▸ EXERCISE OBJECTIVE
Looking at the listing, state how many of its lines contain the string "with". Write only the number.

>> Begin

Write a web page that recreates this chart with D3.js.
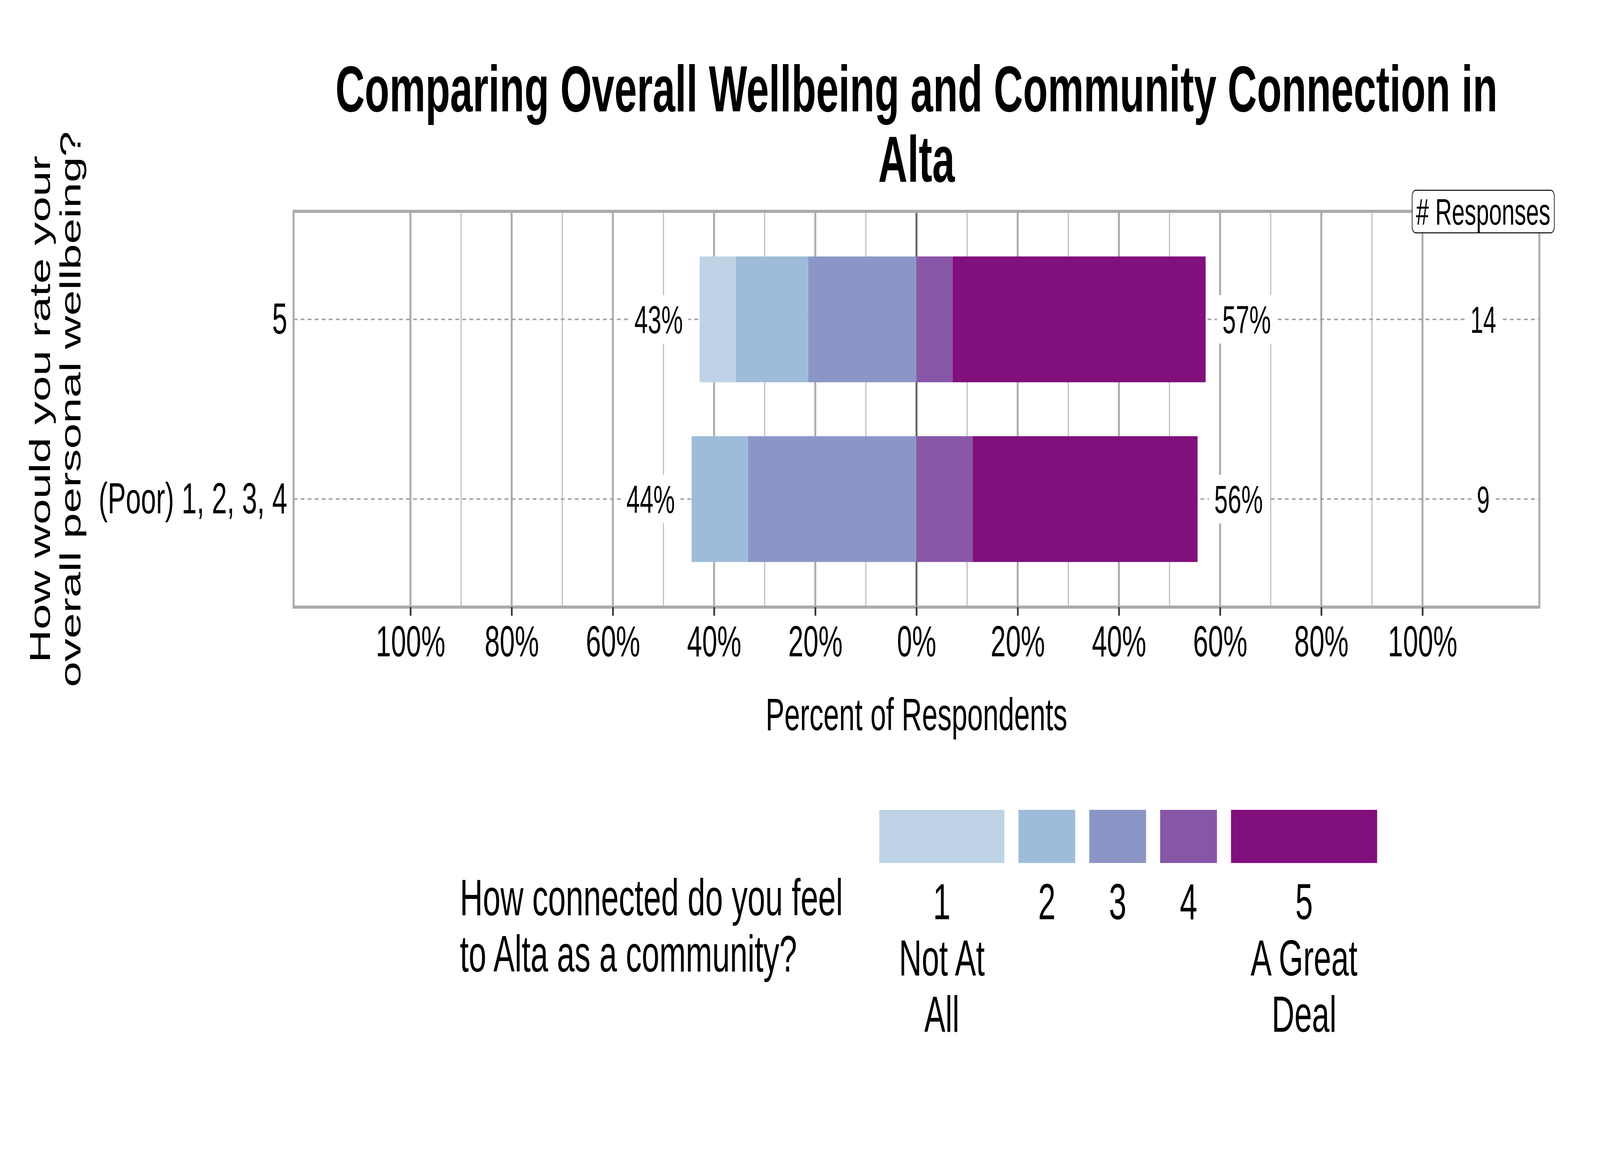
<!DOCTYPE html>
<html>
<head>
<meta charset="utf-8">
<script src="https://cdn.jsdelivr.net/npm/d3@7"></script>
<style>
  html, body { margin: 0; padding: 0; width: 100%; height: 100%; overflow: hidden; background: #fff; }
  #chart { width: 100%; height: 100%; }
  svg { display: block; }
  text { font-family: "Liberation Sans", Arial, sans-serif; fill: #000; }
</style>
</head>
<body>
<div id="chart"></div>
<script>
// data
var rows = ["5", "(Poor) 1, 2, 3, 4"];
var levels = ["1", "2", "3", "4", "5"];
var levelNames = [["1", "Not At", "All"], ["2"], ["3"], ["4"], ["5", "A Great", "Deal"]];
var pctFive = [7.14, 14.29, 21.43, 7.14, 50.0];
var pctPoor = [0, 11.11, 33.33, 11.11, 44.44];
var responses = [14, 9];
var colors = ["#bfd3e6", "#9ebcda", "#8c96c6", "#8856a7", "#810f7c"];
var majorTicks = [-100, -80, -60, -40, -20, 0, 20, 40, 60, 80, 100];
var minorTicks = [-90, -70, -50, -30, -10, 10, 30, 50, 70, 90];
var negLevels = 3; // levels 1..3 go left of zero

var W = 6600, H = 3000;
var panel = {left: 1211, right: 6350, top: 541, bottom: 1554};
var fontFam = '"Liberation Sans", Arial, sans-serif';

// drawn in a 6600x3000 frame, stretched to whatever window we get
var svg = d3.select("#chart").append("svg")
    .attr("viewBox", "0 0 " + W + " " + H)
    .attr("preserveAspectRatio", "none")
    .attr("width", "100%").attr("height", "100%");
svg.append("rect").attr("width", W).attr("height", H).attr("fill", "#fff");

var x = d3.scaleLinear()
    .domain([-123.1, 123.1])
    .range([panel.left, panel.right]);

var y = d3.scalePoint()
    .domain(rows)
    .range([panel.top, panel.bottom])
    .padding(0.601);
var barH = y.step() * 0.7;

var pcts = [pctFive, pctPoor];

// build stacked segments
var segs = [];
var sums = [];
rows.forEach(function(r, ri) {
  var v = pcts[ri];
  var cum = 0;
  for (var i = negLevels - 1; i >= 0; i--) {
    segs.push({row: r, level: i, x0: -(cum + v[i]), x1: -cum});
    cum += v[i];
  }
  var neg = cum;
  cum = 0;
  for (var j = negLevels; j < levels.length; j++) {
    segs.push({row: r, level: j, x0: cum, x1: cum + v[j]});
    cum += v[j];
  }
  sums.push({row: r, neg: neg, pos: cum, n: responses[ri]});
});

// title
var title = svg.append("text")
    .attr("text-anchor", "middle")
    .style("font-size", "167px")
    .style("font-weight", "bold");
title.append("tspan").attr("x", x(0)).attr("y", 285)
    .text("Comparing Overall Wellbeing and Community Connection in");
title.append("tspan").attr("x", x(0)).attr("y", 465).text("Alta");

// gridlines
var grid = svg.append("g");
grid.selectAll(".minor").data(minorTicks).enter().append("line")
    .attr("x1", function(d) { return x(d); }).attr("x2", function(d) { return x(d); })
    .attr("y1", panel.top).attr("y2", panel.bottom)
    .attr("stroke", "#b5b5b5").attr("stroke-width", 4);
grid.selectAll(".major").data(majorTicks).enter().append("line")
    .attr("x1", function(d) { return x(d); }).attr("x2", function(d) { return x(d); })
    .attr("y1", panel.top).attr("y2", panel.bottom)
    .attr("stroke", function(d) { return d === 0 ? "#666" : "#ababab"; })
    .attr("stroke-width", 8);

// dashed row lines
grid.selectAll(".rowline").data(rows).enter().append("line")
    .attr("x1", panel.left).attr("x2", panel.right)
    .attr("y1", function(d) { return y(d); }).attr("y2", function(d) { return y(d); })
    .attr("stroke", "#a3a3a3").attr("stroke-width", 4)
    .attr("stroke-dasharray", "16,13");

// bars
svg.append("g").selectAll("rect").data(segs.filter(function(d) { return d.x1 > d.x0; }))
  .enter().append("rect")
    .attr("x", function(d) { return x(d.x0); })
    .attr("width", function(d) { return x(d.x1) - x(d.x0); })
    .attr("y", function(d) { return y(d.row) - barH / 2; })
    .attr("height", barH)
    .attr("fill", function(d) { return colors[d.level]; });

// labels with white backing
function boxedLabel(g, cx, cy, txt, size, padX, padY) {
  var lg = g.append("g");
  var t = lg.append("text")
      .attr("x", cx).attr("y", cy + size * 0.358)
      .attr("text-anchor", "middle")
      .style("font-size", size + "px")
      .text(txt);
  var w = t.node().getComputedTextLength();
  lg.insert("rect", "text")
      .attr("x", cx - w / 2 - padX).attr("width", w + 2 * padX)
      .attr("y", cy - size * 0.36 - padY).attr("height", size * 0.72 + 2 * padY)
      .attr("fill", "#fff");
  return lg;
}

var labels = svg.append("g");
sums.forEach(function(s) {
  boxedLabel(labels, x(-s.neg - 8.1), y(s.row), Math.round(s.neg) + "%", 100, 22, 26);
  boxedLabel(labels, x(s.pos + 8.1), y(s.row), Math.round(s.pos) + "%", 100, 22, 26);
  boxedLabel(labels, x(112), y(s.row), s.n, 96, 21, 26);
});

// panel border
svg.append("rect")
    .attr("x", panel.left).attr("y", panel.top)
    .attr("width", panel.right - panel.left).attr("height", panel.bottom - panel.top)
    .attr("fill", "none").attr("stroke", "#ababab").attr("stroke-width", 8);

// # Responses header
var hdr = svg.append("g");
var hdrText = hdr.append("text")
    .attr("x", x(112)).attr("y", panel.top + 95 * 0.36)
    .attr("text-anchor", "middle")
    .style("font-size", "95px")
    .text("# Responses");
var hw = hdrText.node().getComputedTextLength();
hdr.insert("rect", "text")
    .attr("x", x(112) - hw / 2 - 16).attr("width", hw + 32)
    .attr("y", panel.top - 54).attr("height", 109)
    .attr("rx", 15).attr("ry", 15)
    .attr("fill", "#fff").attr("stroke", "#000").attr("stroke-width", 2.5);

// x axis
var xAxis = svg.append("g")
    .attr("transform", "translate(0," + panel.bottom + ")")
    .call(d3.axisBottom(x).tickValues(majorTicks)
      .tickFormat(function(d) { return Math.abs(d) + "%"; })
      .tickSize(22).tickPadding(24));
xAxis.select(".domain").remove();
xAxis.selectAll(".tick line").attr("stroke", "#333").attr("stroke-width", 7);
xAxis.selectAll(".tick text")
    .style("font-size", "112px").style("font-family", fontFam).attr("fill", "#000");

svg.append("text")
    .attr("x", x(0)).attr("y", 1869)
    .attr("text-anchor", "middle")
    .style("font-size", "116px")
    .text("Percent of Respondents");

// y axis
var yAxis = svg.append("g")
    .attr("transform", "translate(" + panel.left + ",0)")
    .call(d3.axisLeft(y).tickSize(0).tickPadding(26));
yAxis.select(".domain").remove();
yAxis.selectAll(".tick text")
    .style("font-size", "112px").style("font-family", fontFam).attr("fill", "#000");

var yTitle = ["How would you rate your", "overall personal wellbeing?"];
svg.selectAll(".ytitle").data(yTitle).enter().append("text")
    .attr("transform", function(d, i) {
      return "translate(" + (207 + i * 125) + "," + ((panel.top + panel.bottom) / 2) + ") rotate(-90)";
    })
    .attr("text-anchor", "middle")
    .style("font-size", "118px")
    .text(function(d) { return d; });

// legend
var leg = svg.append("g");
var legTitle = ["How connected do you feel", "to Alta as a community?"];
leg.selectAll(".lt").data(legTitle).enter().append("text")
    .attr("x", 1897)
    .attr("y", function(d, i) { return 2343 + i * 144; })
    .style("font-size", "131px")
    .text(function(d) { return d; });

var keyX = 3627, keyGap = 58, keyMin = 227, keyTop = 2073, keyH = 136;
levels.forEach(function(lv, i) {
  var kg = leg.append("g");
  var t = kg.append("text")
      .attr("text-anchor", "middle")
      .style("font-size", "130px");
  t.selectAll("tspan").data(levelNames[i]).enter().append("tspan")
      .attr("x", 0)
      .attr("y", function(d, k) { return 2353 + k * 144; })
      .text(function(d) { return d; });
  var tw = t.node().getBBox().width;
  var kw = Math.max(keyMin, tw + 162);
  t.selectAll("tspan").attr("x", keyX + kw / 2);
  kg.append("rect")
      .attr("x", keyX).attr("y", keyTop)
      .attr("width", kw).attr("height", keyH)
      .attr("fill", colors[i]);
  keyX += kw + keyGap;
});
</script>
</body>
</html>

>> End

▸ TASK OUTPUT
2